Luis Siccha

Perspective

How I orient myself in the world, beyond work.

This is an orientation, not a biography.

Grounding

I didn't start from a position of certainty. Stability, structure, and direction were things I had to build deliberately — through consistency, adaptation, and taking on responsibility early. That process shaped how I think about work, decisions, and long-term direction.

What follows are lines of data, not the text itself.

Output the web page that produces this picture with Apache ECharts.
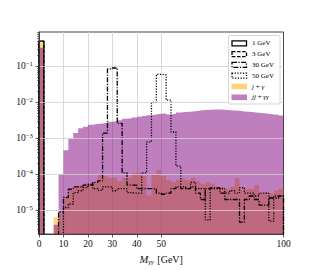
<!DOCTYPE html>
<html><head><meta charset="utf-8">
<script src="https://cdn.jsdelivr.net/npm/echarts@6/dist/echarts.min.js"></script>
<style>html,body{margin:0;padding:0;background:#fff}#c{width:315px;height:270px}</style>
</head><body><div id="c"></div>
<script>
// ---- data (2 GeV bins, left edges) ----
const binLeft = [0,2,4,6,8,10,12,14,16,18,20,22,24,26,28,30,32,34,36,38,40,42,44,46,48,
                 50,52,54,56,58,60,62,64,66,68,70,72,74,76,78,80,82,84,86,88,90,92,94,96,98];
const xTickLabels = [0,10,20,30,40,50,100];
const xGridVals = [10,20,30,40,50];
const yTickLabels = [1e-5,1e-4,1e-3,1e-2,1e-1];

const jGamma = [0.46,0,0,6.4e-6,8e-6,2.3e-5,3.9e-5,4.3e-5,5e-5,5.5e-5,
  5.5e-5,6e-5,1e-4,9e-5,8e-5,8e-5,6.5e-5,8e-5,8e-5,1.1e-4,
  1.1e-4,9e-5,2.6e-5,1e-4,1.3e-4,9e-5,7e-5,6e-5,7e-5,7.5e-5,
  7e-5,8e-5,6.5e-5,5.5e-5,6e-5,5.5e-5,4.5e-5,4.5e-5,4e-5,4.5e-5,
  7.8e-5,4e-5,4e-5,4e-5,5e-5,3e-5,3.2e-5,3e-5,3.5e-5,4e-5];
const jjGammaGamma = [0.33,0,0,4e-6,1e-4,4.7e-4,9.6e-4,1.4e-3,1.9e-3,2.1e-3,
  2.4e-3,2.5e-3,2.6e-3,2.7e-3,2.9e-3,3.0e-3,3.2e-3,3.5e-3,3.6e-3,3.8e-3,
  4.0e-3,4.2e-3,4.4e-3,4.6e-3,4.8e-3,4.9e-3,4.6e-3,4.8e-3,5.2e-3,5.4e-3,
  5.5e-3,5.7e-3,5.9e-3,6.1e-3,6.2e-3,6.3e-3,6.3e-3,6.2e-3,6.0e-3,5.9e-3,
  5.8e-3,5.6e-3,5.5e-3,5.3e-3,5.1e-3,5.0e-3,4.8e-3,4.6e-3,4.5e-3,4.3e-3];
const sig1GeV = [0.5,0,0,0,0,0,0,0,0,0,0,0,0,0,0,0,0,0,0,0,0,0,0,0,0,
  0,0,0,0,0,0,0,0,0,0,0,0,0,0,0,0,0,0,0,0,0,0,0,0,0];
const sig3GeV = [0.5,0,0,0,0,0,0,0,0,0,0,0,0,0,0,0,0,0,0,0,0,0,0,0,0,
  0,0,0,0,0,0,0,0,0,0,0,0,0,0,0,0,0,0,0,0,0,0,0,0,0];
const sig30GeV = [0,0,0,0,9e-6,2.3e-5,3.9e-5,4.5e-5,4.5e-5,5e-5,
  5e-5,6e-5,6.6e-5,1.4e-3,0.085,0.09,2.6e-3,1.1e-4,5e-5,5e-5,
  4e-5,4e-5,4e-5,4e-5,3e-5,2.8e-5,3e-5,4e-5,4.5e-5,4e-5,
  4e-5,4.5e-5,3e-5,2e-5,4e-5,4.2e-5,4.2e-5,3e-5,2e-5,2e-5,
  2e-5,4.7e-6,2e-5,2.5e-5,2e-5,1.4e-5,1.4e-5,2.2e-5,2.2e-5,2.5e-5];
const sig50GeV = [0,0,0,0,0,1.2e-5,1.5e-5,3.1e-5,3.5e-5,4.3e-5,
  5.3e-5,4e-5,3.6e-5,4.5e-5,4.5e-5,3.5e-5,4e-5,4e-5,3.1e-5,3e-5,
  3e-5,1.1e-4,8e-4,1e-2,0.06,0.058,0.0115,1.5e-3,1.7e-4,4.5e-5,
  4e-5,6e-5,4e-5,4e-5,5.4e-6,4e-5,4e-5,4e-5,3e-5,3.5e-5,
  3e-5,4.3e-5,3e-5,3e-5,2.5e-5,3e-5,3e-5,5e-6,2.5e-5,2.5e-5];

// ---- build ----
const X_MAX = 100, Y_MIN = 2.2e-6, Y_MAX = 0.9, FLOOR = 1e-9;
function stepPts(vals){
  const pts = [[binLeft[0], FLOOR]];
  vals.forEach((v,i)=>pts.push([binLeft[i], v>0?v:FLOOR]));
  const last = vals[vals.length-1]>0 ? vals[vals.length-1] : FLOOR;
  pts.push([X_MAX, last]); pts.push([X_MAX, FLOOR]);
  return pts;
}
const yMinor = [];
for (let e=-6; e<=-1; e++) for (let m=2; m<=9; m++){ const v=m*Math.pow(10,e); if(v>=Y_MIN && v<=Y_MAX) yMinor.push(v); }

const serif = 'Liberation Serif';
const supFmt = v => { const e = Math.round(Math.log10(v)); if (Math.abs(Math.log10(v)-e)>1e-6) return ''; return '{b|10}{s|' + (e<0?'\u2212':'') + Math.abs(e) + '}'; };

function areaSeries(name, vals, color, extra){
  return Object.assign({name, type:'line', step:'end', data:stepPts(vals), symbol:'none', silent:true,
    lineStyle:{width:0, opacity:0}, areaStyle:{color, opacity:1, origin:'start'}, clip:true, z:2}, extra||{});
}
function lineSeries(name, vals, type, z){
  return {name, type:'line', step:'end', data:stepPts(vals), symbol:'none', silent:true, clip:true, z:z,
    lineStyle:{color:'#000', width:1.3, type:type}};
}

const chart = echarts.init(document.getElementById('c'), null, {renderer:'svg', width:315, height:270});
const legendRows = [
  {label:'1 GeV', kind:'line', dash:null},
  {label:'3 GeV', kind:'line', dash:[3.5,1.6]},
  {label:'30 GeV', kind:'line', dash:[5,1.5,1.2,1.5]},
  {label:'50 GeV', kind:'line', dash:[1.2,1.5]},
  {label:'{i|j} + {i|\u03b3}', kind:'fill', color:'rgba(255,165,0,0.5)'},
  {label:'{i|jj} + {i|\u03b3\u03b3}', kind:'fill', color:'rgba(128,0,128,0.5)'}
];
const g = [{type:'rect', shape:{x:228.5,y:35.5,width:51.5,height:68.5,r:1.5}, style:{fill:'rgba(255,255,255,0.85)', stroke:'#cccccc', lineWidth:0.8}, z:50}];
legendRows.forEach((r,i)=>{
  const cy = 43.3 + i*10.8;
  if (r.kind==='line') g.push({type:'rect', shape:{x:232,y:cy-2.5,width:14.5,height:5}, style:{fill:'none', stroke:'#000', lineWidth:1.3, lineDash:r.dash}, z:51});
  else g.push({type:'rect', shape:{x:231.5,y:cy-2.8,width:15.5,height:5.6}, style:{fill:r.color}, z:51});
  g.push({type:'text', x:252, y:cy, style:{text:r.label, fontFamily:serif, fontSize:7, fill:'#000', verticalAlign:'middle', align:'left',
    rich:{i:{fontStyle:'italic', fontFamily:serif, fontSize:7}}}, z:51});
});

chart.setOption({
  animation:false,
  backgroundColor:'#fff',
  grid:{left:39, right:31.5, top:32, bottom:33, show:true, borderColor:'#333', borderWidth:0.9, backgroundColor:'transparent'},
  xAxis:{type:'value', min:0, max:X_MAX, interval:10, z:10,
    axisLine:{show:true, onZero:false, lineStyle:{color:'#333', width:0.9}},
    axisTick:{show:true, inside:false, length:3.5, customValues:xTickLabels, lineStyle:{color:'#333', width:0.8}},
    axisLabel:{customValues:xTickLabels, fontFamily:serif, fontSize:9.5, color:'#111', margin:5},
    splitLine:{show:false},
    name:'{m|M}{sub|\u03b3\u03b3} [GeV]', nameLocation:'middle', nameGap:20,
    nameTextStyle:{fontFamily:serif, fontSize:10, color:'#111',
      rich:{m:{fontStyle:'italic', fontFamily:serif, fontSize:10.5, color:'#111'}, sub:{fontStyle:'italic', fontFamily:serif, fontSize:7, color:'#111', padding:[4,1,0,0]}}}},
  yAxis:[{type:'log', logBase:10, min:Y_MIN, max:Y_MAX, z:10,
    axisLine:{show:true, lineStyle:{color:'#333', width:0.9}},
    axisTick:{show:true, length:3.5, customValues:yTickLabels, lineStyle:{color:'#333', width:0.8}},
    axisLabel:{customValues:yTickLabels, formatter:supFmt, margin:6,
      rich:{b:{fontFamily:serif, fontSize:9.5, color:'#111'}, s:{fontFamily:serif, fontSize:6.8, color:'#111', padding:[0,0,5,0]}}},
    splitLine:{show:true, lineStyle:{color:'#cfcfcf', width:0.8}}},
   {type:'log', logBase:10, min:Y_MIN, max:Y_MAX, position:'left', z:10,
    axisLine:{show:false}, axisLabel:{show:false}, splitLine:{show:false},
    axisTick:{show:true, length:2, customValues:yMinor, lineStyle:{color:'#333', width:0.6}}}],
  series:[
    areaSeries('j + \u03b3', jGamma, 'rgba(255,165,0,0.5)', {markLine:{silent:true, z:1, symbol:['none','none'], label:{show:false},
      lineStyle:{color:'#cfcfcf', width:0.8, type:'solid'}, data:xGridVals.map(v=>({xAxis:v}))}}),
    areaSeries('jj + \u03b3\u03b3', jjGammaGamma, 'rgba(128,0,128,0.5)'),
    lineSeries('1 GeV', sig1GeV, 'solid', 5),
    lineSeries('3 GeV', sig3GeV, [3.5,1.6], 5),
    lineSeries('30 GeV', sig30GeV, [5,1.5,1.2,1.5], 5),
    lineSeries('50 GeV', sig50GeV, [1.2,1.5], 5)
  ],
  graphic:g
});
</script></body></html>
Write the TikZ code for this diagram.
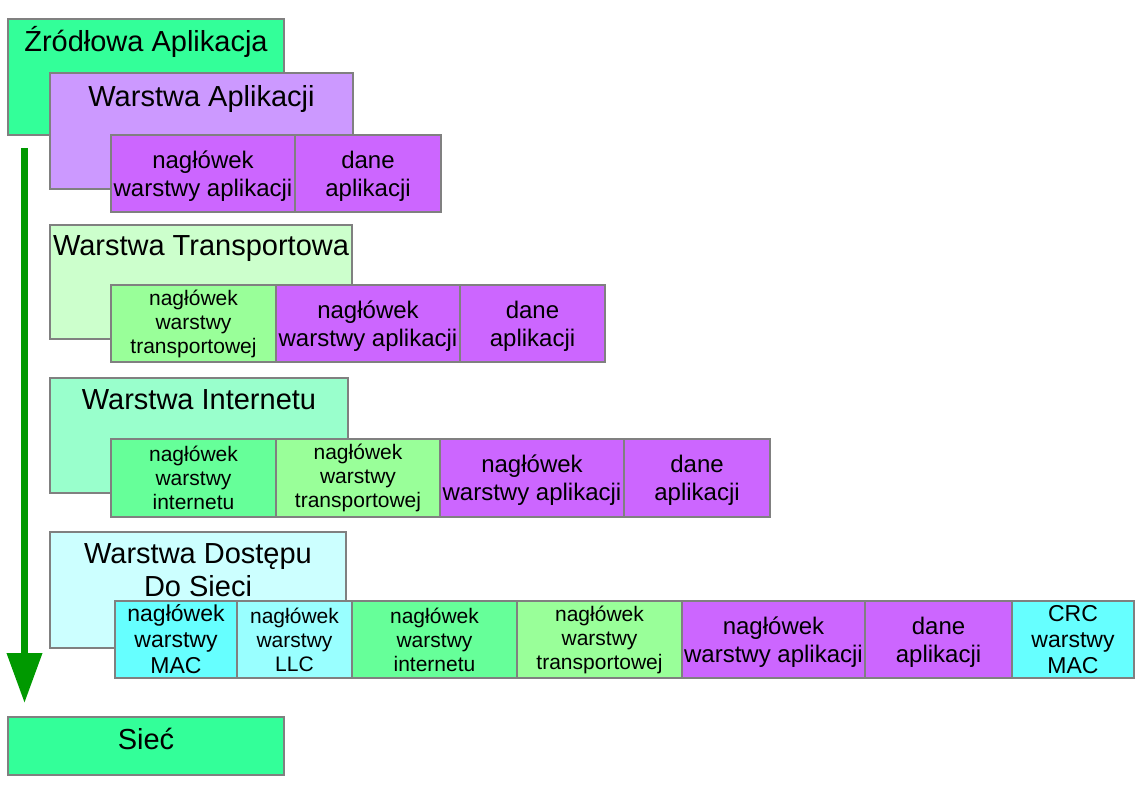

What I've learned to value
  • Consistency over intensity Showing up repeatedly matters more than occasional bursts of effort.
  • Responsibility before recognition Take ownership of outcomes, especially when no one is watching.
  • Structure where there is none Build systems, habits, and routines where external scaffolding doesn't exist.
  • Patience with long timelines Trust slow processes. Not everything compounds visibly.
  • Clarity through effort Understanding rarely comes first. It follows sustained engagement with a problem.
  • Reliability to yourself Keeping commitments to your own standards is a form of discipline.
How this shows up
Training

Strength training as a practice in patience and discipline. Slow progress, consistent effort.

Reading

Keeping a reading log and writing about books that stay with me. Reading log →

Writing

Notes and ideas at different stages. Thinking in public. Digital garden →

Learning

Certifications, new systems, languages. Always building foundations.

Life outside work

Intentionally making space for what isn't professional or productive.

Looking forward

I'm oriented toward long-term growth — in expertise, in how I live, and eventually in where. Europe is a genuine interest. So is building deeper foundations in security engineering. No fixed timeline. Foundations first, then direction.

This page will evolve as I do.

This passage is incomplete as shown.